WHAT THE EXERCISE ASKS
Filter the listing below, copying every line in which the word "this" appears.

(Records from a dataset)
========================================================================
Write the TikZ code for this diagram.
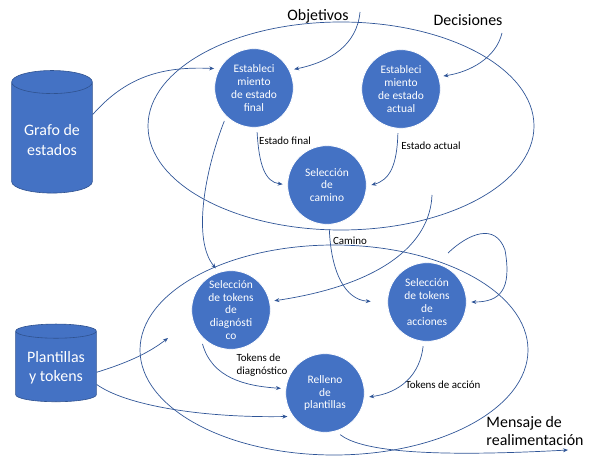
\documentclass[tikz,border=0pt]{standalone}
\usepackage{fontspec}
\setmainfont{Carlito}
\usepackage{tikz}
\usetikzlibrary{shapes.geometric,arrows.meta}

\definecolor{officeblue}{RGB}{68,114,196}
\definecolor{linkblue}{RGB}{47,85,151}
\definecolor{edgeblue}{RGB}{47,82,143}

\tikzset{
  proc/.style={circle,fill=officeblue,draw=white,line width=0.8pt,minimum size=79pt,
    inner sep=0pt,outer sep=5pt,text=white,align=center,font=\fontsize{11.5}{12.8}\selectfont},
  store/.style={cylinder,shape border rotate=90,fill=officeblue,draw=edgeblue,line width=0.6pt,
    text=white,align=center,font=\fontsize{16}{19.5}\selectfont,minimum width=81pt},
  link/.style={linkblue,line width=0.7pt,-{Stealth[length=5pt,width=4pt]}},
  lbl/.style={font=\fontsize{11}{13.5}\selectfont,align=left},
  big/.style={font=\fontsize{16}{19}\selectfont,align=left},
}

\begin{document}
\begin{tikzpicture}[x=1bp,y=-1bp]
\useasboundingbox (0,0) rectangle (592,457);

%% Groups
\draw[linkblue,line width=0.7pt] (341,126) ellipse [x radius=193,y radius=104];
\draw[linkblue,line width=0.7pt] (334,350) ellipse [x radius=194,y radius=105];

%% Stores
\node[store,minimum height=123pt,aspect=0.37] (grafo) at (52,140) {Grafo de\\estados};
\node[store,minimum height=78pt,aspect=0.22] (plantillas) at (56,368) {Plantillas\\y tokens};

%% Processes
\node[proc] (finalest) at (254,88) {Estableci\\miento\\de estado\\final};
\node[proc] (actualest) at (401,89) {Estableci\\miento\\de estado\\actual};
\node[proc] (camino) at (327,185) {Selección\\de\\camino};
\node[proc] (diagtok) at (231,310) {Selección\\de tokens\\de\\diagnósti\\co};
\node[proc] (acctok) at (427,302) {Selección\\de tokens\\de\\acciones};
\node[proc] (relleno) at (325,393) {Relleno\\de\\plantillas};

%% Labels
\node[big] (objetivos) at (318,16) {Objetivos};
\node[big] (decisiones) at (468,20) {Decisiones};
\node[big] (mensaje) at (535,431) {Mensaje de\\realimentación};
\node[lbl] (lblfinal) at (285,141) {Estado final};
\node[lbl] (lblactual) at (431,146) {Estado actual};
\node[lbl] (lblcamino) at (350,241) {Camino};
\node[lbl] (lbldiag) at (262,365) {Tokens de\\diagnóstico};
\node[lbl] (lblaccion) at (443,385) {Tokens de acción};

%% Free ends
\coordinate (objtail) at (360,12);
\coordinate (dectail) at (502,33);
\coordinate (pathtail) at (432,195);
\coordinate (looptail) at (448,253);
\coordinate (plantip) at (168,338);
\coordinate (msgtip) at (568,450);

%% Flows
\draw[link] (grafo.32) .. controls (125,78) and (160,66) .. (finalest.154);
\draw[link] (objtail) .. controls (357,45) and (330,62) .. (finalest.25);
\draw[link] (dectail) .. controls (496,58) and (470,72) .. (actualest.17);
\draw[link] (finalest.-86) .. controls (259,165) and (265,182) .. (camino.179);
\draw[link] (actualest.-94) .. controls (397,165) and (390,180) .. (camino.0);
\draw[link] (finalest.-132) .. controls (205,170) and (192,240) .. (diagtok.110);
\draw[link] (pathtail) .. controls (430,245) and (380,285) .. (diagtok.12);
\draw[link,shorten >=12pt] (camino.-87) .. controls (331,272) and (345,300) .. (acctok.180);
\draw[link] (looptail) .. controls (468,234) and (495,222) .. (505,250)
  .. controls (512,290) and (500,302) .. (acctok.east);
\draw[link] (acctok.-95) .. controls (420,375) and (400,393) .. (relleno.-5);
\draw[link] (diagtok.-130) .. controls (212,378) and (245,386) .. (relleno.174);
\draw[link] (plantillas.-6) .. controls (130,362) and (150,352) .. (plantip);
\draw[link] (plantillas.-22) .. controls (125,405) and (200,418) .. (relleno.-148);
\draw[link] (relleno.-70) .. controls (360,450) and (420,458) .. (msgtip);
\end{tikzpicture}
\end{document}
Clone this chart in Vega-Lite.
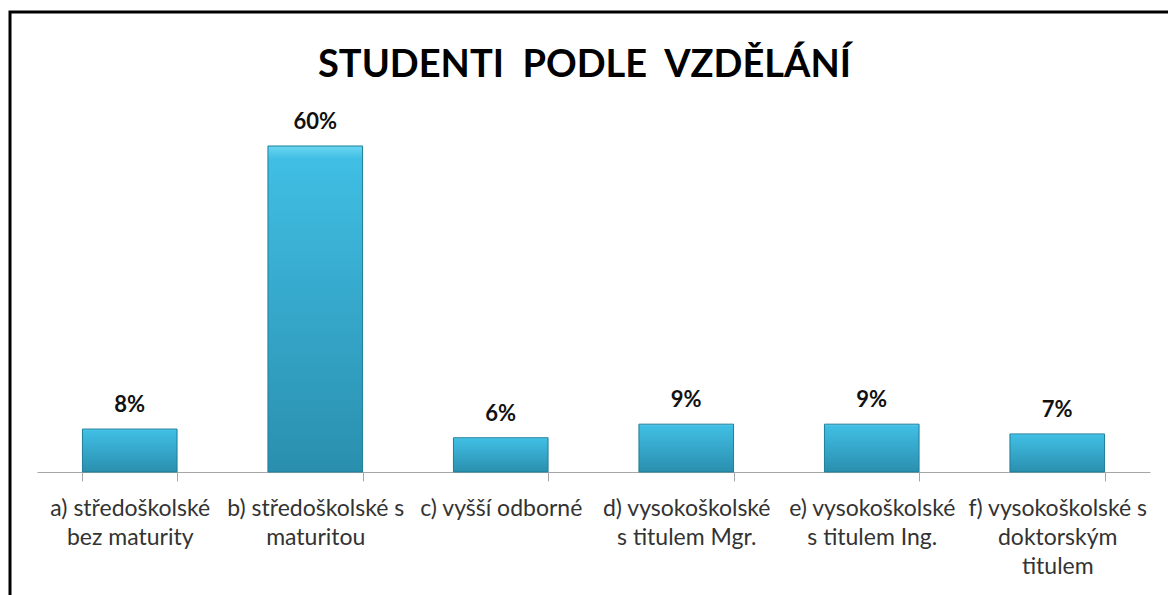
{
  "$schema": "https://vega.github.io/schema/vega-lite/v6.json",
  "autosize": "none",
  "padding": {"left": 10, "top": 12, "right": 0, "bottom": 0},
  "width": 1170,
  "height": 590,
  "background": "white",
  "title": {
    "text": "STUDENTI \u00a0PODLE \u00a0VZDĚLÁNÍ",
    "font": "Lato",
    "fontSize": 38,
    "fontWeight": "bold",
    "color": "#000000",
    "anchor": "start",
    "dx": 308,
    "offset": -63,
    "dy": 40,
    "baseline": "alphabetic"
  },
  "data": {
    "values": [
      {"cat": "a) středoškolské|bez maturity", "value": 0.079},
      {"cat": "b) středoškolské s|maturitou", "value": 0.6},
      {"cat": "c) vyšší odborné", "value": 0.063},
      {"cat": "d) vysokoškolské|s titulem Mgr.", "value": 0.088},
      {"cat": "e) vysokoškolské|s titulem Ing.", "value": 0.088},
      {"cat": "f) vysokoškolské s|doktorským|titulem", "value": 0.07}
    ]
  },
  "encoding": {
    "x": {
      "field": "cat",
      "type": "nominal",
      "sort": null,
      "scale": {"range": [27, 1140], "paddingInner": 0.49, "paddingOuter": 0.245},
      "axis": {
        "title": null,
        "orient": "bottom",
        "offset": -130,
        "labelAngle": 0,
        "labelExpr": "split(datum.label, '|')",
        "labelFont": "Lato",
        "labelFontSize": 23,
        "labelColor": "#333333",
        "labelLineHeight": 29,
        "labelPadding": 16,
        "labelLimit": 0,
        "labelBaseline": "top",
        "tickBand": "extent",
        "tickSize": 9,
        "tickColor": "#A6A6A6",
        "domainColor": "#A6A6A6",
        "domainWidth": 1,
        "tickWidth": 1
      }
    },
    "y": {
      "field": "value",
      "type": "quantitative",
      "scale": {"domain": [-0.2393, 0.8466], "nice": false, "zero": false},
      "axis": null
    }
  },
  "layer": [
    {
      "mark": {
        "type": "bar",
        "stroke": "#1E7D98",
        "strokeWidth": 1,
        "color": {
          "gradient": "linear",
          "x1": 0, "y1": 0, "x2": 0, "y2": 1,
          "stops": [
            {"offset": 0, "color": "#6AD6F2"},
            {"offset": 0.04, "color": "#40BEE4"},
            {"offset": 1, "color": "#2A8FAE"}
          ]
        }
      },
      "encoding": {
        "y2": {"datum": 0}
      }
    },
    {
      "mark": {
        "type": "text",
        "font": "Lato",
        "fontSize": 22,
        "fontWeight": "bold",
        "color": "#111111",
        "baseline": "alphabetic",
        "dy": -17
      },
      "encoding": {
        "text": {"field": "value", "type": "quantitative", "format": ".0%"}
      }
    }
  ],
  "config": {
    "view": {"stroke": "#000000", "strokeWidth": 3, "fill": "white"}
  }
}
========================================================================
EXPECTED OUTPUT
Write the TikZ code for this diagram.
Clone this chart in Vega-Lite.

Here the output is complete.